Lemoine goes on and on about how important Ukraine is for Russians and how unimportant the Baltics are. But it’s all a nothing burger because the real love object here is America. All of the Russian invasions are a love letter to America. What is the first thing you do when you fall in love? You start saying, look at me, we have so much in common, I’m the only one who understands you. This is precisely the Russian message. “You invade, and so do I. You are a big, strong country that walks over everybody else, and so am I. We are meant for each other. Why aren’t you seeing this? Why don’t you understand?”

This love is doomed to be frustrated because what does a person in love want from his love object? To have and to hold, at his healthiest. To possess, subsume and own, at his most messed up.

Why is Lemoine not getting any of this and is trying to analyze the situation in terms of “if everybody were exactly like me, then they’d act exactly like I would”? He wasn’t with us when we lived behind the Iron Curtain and invented our own vision of America.
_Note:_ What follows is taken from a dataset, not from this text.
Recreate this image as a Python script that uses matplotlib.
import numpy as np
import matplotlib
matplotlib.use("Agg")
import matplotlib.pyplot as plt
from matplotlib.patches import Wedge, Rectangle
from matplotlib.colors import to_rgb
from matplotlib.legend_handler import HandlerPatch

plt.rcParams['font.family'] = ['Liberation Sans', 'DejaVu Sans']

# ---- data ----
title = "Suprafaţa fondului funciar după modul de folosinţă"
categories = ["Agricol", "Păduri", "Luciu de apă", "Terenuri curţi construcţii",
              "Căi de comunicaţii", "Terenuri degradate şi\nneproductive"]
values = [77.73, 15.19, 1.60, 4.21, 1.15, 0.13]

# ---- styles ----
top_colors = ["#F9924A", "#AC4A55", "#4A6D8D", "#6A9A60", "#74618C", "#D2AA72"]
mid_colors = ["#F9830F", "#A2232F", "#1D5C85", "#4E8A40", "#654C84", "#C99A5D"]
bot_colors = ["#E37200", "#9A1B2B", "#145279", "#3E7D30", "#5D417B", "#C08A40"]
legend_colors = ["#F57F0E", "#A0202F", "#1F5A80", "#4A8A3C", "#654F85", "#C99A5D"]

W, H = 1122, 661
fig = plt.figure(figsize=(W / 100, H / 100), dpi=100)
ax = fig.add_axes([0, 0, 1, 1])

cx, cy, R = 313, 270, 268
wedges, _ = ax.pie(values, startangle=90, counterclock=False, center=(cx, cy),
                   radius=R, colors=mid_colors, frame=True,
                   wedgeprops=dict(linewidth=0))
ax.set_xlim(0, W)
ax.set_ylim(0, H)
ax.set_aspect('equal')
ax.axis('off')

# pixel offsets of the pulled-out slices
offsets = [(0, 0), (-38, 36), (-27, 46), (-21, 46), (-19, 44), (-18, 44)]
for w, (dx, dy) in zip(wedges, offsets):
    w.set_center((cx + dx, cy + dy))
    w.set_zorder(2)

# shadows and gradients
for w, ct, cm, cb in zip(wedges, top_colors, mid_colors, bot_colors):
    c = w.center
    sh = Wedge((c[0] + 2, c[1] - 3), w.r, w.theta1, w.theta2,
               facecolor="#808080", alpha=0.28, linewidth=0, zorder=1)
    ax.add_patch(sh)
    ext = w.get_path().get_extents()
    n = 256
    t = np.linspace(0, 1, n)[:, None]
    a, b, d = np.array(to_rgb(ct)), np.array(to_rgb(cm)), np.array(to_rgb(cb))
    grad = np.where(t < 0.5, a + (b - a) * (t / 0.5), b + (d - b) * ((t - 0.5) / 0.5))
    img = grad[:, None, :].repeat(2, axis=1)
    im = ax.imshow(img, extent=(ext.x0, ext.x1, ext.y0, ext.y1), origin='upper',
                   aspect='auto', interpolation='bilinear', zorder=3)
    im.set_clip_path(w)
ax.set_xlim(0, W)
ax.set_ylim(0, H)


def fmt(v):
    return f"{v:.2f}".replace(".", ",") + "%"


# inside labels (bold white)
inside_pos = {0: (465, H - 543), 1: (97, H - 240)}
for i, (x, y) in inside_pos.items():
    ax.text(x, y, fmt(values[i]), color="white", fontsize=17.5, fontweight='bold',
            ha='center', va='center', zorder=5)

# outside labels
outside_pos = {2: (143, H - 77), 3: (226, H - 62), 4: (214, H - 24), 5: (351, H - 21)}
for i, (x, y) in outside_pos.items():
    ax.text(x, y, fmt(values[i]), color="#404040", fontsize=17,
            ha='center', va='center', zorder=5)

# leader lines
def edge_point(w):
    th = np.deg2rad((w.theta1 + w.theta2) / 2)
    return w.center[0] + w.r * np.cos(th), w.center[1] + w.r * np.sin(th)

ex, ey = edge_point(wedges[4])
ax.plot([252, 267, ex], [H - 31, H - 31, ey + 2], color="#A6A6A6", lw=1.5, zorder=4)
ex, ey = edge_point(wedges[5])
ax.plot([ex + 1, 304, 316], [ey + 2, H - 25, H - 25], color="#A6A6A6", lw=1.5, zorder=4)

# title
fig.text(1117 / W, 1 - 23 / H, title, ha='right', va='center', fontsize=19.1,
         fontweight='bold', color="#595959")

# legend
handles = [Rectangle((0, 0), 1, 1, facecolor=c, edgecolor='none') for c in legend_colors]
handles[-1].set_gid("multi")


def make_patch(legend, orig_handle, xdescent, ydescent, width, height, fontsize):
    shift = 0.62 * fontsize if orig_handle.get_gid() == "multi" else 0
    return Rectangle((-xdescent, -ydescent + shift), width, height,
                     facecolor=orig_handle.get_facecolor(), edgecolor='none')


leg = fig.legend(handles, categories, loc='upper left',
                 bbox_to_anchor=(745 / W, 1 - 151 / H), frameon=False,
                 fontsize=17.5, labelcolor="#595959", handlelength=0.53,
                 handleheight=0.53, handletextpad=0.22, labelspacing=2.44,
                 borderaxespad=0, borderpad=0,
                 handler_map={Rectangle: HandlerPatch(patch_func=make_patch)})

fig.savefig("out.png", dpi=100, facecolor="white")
He wasn’t with us when the Iron Curtain fell and we discovered a very different America, having to make our peace with that discovery. I often see my 8-year-old trying to reason her way out of concepts she is too young to understand. “The book says rich people live in mansions. We don’t live in a mansion. We must be poor.” It’s cute in an actual child but distressing in adult men like Lemoine.

In order to make pronouncements on what people in another culture would or wouldn’t do, you need to study that culture, immerse yourself in it, and let yourself become aware of the enormous distance between yourself and that culture. We briefly mentioned philosopher John Gray on this blog today. He explained how the Enlightenment-era belief in the hyper-rational core of every human being that supposedly makes us all want the same thing and try to achieve it in identical ways led to many of today’s problems. The French were the leaders of Enlightenment, and no amount of Bataclan fiascos is teaching them anything new.

If Ukraine never existed at all, Russia would be invading somebody. Tantruming, making itself noticed. Ukraine doesn’t solve its problem of wanting to be desired as passionately by America as Russia desires it. That’s a huge problem, and no amount of rationalizing will make it go away.

Hey, you asked for a long posts. Don’t complain now.